Tuesday, June 27, 2006

On The D.

Yesterday to a preview of A Scanner Darkly in a plush screening theatre in Warner Brother’s London headquarters. Director and screenwriter Richard Linklater is clearly a fan of Philip K. Dick’s work; his adaptation of Dick’s semi-autobiographical novel about an undercover cop falling apart under the insiduous influence of the brain-killing drug Substance D, is, some necessary compression apart, faithful to both the text and the melancholy spirit of the novel. It was shot as a live action film and rotoscoped by computer animation to provide a graphic novel look that works pretty well; it’s hard, really, to see how the scramble suit effects could have been done so effectively otherwise. Hallucinatory weirdness is kept to the minimum, although there’s some very subtle distortion here and there, especially towards the end. Given that the story is largely plot-free and packs a lot of dialog, it does sag a little in places, but does its best by Dick's intricate drug-fueled paranoid riffs, is seasoned with some lovely touches of black humour, and the diminuendo ending, containing just a flicker of hope, is faithful to that of novel. Fans of Dick’s work will almost certainly love it, but I fear that its bleak, amorphous plot will have limited appeal to the general public. Keanu Reeves as undercover narc Bob Arctor is basically Keanu Reeves; Robert Downey Jr is a tour de force as the manically unpleasant James Barris; Woody Harrelson and Winona Ryder turn in solid performances, and Rory Cochrane is going to hate being called the new Jack Black.

6 Comments:

Anonymous Sergey said...

I`m scared that Dick`s worlds couldn`t be adequately transformed into the form of the movie.
On the one hand, we get "Total Recall" by P. Verhoveen (almost nothing was left of original story and it was blockbuster based on visual effects, black humour and playing by Mr. Universe:) Оn the other hand - "Minority Report", which was boring and uninteresting - Spielberg tried to show that he could do films not only about Jurassic Park (Well, I knew it before - I saw "Empire of the Sun"). The only successful attempt IMHO - "Bladeruner", but here the director R. Scott not only liked the author`s work but believed in the world, which he created...

June 28, 2006 10:11 PM  
Blogger Paul McAuley said...

A Scanner Darkly is only the third film to be based on one of his novels - most of the others were adapated from short stories. Maybe that has something to do with it...

June 29, 2006 3:13 PM  
Anonymous Sergey said...

May be, Paul... When you are reading the novels by Dick it seems that he is writing a kind of dry report about real events, whithout much polishing of the style, and when you are involved in his world - you are starting to understand how interesting and paradoxal are his works.
This gradual involvement of the reader is very hard to transform in movie... Movie needs dynamics.
The other problem - he was much ahead of his own time and his influence on SF thinking are not well-known to general public.

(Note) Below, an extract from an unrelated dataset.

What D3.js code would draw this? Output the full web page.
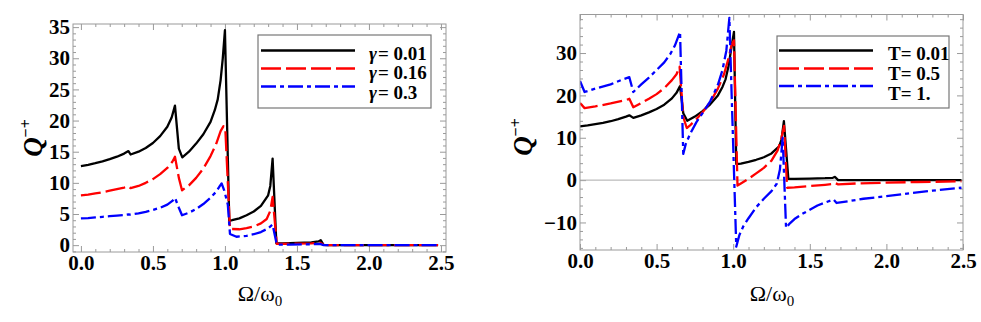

If today sombody would try to make movie "Ubick" - majority would think that it is remake of "Matrix":)

June 29, 2006 8:53 PM  
Blogger martyn44 said...

Was PKD as good as I remember him being?
As I was typing that I realised how Dickian the question is, and I guess that is the answer too.
If Ridley Scott couldn't succesfully translate PKD to the screen - Bladerunner does, after all, miss out half the book - then I hold out little hope.
But I do still hope.

July 07, 2006 4:46 PM  
Blogger Paul McAuley said...

Not everything Dick wrote was up to the mark, it's true, but his novels could also break your heart. Scanner is a heartbreaker.

July 07, 2006 9:49 PM  
Blogger Farah said...

sergey,

the movie somehow manages to get a grip on that "dry report" style. Exhaustion runs through it.